Provided material:
════════════════════

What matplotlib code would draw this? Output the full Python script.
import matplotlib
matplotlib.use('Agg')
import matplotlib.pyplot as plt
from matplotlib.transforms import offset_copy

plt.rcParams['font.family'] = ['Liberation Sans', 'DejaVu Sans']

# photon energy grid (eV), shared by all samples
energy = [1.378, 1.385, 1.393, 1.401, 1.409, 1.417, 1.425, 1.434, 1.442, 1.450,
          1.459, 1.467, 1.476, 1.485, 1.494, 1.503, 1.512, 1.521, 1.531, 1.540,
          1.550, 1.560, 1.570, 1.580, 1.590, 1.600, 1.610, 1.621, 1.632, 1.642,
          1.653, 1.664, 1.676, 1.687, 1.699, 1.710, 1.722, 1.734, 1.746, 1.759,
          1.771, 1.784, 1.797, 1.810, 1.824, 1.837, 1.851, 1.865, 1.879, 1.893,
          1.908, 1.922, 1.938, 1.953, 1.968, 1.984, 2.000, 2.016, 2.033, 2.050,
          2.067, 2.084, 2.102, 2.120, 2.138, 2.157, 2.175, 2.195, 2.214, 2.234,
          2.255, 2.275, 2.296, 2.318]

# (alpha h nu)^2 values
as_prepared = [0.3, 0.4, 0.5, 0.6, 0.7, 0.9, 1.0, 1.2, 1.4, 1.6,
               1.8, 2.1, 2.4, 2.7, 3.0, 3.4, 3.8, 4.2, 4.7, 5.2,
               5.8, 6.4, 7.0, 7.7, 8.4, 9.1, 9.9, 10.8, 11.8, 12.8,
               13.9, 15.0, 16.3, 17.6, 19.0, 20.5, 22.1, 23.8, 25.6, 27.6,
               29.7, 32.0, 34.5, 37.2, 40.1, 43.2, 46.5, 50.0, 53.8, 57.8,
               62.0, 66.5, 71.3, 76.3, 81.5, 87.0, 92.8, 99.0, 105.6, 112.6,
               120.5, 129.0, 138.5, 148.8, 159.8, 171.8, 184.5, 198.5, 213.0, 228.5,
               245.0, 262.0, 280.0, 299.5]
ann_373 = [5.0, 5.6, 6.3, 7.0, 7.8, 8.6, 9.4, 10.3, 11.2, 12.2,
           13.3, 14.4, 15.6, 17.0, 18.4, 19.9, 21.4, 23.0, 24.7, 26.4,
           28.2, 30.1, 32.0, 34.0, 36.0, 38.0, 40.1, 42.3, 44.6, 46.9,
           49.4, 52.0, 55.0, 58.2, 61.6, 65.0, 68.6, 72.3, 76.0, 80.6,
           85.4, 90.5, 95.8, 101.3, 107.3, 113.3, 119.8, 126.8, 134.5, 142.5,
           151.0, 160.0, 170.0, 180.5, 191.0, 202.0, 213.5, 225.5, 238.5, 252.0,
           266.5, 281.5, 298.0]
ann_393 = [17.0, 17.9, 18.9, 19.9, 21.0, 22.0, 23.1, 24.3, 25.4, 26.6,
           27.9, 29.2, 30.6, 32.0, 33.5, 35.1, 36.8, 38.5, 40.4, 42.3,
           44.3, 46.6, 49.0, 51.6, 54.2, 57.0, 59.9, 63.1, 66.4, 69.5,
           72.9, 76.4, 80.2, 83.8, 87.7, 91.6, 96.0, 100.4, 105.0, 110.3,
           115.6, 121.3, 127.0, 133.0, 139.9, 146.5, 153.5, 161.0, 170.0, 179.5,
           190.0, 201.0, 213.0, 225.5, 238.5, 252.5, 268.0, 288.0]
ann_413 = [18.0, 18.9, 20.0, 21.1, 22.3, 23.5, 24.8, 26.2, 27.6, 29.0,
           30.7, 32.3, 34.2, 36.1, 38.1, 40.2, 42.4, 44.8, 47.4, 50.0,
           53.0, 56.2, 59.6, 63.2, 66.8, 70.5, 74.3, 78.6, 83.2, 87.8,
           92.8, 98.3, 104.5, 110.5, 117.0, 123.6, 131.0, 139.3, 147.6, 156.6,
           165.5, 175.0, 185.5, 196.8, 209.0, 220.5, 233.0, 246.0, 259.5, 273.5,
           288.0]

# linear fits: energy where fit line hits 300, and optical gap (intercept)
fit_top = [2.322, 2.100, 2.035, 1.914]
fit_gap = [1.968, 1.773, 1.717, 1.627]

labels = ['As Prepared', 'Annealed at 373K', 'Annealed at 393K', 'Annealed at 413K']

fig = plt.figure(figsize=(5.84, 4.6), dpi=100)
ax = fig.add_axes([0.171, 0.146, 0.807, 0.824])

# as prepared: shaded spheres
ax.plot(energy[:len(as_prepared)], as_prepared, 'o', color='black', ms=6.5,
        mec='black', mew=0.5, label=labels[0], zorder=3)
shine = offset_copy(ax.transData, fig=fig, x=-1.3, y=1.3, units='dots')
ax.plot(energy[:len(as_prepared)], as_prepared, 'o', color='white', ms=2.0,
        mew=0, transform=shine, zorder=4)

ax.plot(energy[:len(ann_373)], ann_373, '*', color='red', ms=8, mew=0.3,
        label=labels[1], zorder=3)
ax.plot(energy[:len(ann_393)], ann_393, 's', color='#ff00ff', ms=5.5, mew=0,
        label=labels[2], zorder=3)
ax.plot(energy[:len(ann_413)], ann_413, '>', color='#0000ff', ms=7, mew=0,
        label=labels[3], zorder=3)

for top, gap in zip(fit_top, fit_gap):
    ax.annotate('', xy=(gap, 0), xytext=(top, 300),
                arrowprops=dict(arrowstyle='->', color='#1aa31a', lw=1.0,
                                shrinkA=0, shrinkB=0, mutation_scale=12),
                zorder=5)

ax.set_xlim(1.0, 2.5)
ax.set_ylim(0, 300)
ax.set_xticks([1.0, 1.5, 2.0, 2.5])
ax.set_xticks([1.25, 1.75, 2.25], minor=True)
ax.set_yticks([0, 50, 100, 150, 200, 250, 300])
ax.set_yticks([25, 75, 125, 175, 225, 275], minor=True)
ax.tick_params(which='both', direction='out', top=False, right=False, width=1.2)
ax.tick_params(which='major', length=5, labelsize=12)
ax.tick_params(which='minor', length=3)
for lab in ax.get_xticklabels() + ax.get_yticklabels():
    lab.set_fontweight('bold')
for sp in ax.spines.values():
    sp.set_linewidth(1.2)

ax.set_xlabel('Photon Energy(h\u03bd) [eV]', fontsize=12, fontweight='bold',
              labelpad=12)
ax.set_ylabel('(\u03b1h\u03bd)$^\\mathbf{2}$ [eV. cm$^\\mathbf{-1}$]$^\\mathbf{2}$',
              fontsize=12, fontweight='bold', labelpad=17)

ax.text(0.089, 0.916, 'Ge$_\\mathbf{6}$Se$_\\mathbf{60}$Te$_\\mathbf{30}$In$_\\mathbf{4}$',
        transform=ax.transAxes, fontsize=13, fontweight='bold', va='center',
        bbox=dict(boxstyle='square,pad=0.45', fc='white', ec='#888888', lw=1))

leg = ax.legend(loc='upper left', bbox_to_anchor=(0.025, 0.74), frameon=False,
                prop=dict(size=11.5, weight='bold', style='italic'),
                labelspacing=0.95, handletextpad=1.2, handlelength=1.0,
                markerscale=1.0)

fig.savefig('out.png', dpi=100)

════════════════════

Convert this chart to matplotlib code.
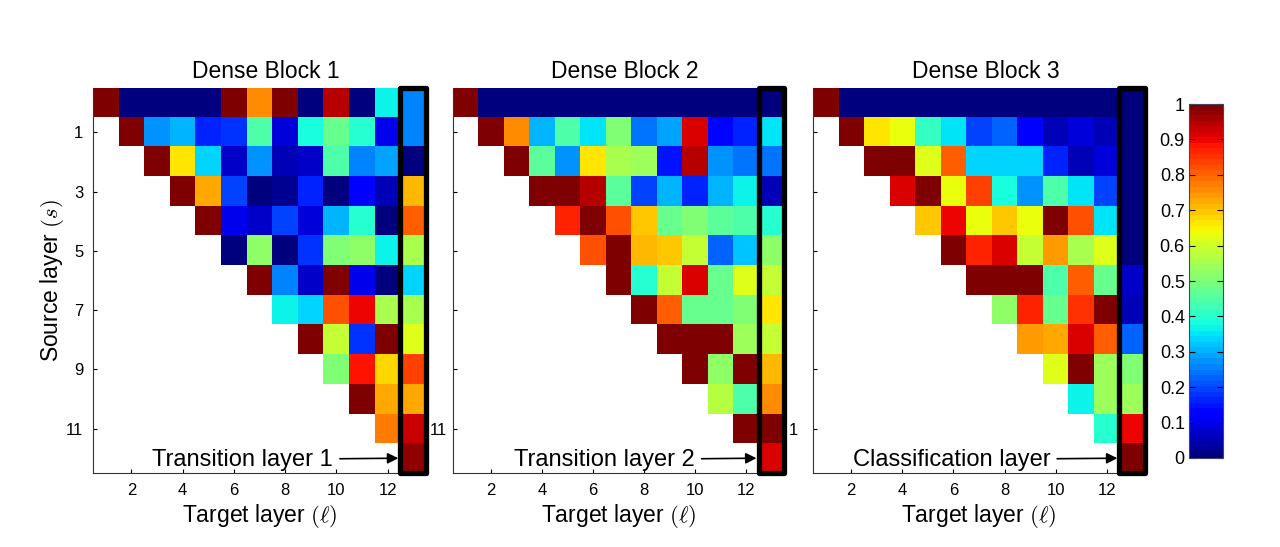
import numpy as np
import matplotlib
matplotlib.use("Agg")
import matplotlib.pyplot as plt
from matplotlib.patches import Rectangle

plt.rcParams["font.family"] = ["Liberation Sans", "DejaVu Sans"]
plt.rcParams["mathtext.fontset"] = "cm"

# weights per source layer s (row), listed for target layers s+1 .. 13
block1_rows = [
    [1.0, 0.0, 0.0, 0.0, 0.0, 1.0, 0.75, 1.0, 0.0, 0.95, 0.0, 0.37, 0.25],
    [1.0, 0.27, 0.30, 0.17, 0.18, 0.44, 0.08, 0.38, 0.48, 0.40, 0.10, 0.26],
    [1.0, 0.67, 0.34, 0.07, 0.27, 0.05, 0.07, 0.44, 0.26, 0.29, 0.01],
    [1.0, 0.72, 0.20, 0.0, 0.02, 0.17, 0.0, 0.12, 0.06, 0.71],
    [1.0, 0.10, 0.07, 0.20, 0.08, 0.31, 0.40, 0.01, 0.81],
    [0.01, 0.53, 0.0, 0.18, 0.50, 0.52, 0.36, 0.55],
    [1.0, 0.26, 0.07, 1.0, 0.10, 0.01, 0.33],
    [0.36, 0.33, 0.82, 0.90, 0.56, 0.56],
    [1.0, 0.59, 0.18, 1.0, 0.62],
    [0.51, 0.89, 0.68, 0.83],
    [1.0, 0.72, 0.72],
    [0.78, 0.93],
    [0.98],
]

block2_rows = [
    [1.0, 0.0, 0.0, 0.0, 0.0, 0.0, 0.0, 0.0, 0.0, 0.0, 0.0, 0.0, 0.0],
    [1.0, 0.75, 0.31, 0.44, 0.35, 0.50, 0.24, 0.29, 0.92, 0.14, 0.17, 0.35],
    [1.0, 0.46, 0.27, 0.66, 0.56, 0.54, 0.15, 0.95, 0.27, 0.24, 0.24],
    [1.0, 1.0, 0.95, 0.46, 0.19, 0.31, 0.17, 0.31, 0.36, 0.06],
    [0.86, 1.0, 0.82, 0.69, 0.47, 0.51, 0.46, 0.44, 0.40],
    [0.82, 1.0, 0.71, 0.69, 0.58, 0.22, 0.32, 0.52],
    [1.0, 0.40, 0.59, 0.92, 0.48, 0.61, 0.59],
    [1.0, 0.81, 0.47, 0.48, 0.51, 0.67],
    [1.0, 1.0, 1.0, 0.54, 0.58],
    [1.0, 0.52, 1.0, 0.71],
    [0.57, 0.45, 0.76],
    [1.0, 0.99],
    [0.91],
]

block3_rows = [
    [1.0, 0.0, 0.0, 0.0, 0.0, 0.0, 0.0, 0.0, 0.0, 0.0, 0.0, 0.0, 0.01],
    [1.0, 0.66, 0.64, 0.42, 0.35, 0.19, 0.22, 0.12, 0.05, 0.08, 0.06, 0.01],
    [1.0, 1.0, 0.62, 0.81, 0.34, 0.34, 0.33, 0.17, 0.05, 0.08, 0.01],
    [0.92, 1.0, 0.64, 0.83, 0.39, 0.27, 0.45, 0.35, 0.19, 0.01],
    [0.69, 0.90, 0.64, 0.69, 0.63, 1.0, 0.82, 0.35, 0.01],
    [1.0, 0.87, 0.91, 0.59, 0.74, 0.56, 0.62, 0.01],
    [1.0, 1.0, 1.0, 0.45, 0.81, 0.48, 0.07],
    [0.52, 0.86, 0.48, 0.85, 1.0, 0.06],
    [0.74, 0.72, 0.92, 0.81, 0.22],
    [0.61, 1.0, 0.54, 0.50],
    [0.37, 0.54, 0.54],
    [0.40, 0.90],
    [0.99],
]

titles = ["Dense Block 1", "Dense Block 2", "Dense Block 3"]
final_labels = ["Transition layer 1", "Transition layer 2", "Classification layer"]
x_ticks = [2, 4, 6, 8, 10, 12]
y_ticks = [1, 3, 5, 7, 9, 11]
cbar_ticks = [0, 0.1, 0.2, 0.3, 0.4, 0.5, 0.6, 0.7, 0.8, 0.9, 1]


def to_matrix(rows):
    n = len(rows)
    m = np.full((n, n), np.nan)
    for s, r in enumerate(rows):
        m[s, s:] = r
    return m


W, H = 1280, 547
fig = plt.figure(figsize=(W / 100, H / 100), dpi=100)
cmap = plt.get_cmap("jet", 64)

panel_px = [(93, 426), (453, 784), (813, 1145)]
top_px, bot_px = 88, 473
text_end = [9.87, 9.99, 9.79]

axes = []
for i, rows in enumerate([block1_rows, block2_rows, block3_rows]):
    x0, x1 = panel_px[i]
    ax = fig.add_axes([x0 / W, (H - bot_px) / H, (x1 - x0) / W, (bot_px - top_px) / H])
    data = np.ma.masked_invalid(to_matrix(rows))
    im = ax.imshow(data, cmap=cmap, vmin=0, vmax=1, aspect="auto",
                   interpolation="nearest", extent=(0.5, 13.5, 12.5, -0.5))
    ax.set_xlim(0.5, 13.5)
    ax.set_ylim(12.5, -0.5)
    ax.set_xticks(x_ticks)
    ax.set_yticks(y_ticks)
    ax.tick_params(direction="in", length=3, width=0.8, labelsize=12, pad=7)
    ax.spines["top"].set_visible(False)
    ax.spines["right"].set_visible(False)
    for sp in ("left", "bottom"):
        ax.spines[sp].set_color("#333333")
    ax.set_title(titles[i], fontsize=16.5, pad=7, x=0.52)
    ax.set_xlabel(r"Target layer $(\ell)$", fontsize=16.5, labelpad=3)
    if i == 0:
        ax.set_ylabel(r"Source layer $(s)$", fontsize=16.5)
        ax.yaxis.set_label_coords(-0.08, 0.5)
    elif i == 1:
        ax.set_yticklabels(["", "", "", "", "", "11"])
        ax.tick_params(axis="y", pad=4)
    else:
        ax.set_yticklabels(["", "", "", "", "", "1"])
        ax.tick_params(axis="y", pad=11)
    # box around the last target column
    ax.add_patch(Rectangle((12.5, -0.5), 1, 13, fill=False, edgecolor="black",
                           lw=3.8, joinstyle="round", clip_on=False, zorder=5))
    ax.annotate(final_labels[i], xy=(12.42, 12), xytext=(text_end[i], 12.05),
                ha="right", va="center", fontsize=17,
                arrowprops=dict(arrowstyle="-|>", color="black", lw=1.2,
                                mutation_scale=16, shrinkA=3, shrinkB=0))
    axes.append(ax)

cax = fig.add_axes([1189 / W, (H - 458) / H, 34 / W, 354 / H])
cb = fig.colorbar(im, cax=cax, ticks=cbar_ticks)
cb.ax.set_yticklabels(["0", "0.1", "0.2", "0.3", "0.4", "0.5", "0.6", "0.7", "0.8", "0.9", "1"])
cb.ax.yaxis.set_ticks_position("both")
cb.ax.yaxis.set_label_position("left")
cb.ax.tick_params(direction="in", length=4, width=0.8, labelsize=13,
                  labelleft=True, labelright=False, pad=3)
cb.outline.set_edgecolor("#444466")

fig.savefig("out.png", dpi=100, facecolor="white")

════════════════════

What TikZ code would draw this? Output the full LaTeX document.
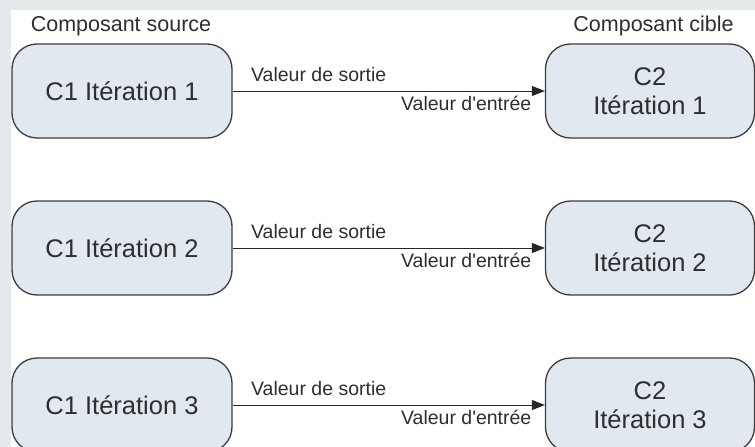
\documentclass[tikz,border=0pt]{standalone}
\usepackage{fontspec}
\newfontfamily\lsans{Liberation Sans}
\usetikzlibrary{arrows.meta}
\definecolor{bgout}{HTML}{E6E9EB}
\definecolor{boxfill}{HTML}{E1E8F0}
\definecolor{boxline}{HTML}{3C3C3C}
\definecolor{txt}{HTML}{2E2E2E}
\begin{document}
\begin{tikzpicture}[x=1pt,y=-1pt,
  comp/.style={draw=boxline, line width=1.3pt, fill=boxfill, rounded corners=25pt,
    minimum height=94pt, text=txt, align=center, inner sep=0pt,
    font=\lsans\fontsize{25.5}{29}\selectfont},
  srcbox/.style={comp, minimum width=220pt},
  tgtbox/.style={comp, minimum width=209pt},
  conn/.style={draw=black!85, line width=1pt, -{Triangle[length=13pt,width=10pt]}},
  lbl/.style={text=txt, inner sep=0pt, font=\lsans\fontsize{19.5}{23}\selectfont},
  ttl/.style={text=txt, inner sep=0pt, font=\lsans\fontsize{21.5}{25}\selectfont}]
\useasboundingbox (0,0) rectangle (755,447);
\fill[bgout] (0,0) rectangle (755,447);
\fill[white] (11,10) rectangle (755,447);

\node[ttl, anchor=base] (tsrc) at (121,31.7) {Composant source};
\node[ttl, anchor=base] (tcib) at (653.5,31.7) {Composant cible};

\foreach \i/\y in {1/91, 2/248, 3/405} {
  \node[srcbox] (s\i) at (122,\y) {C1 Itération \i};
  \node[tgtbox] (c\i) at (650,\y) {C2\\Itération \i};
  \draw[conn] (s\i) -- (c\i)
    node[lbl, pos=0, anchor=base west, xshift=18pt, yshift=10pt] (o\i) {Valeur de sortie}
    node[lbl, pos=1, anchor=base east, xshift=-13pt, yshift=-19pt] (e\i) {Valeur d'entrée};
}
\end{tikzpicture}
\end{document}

════════════════════

Count the lines in which the string "this" appears, then report only that figure.

3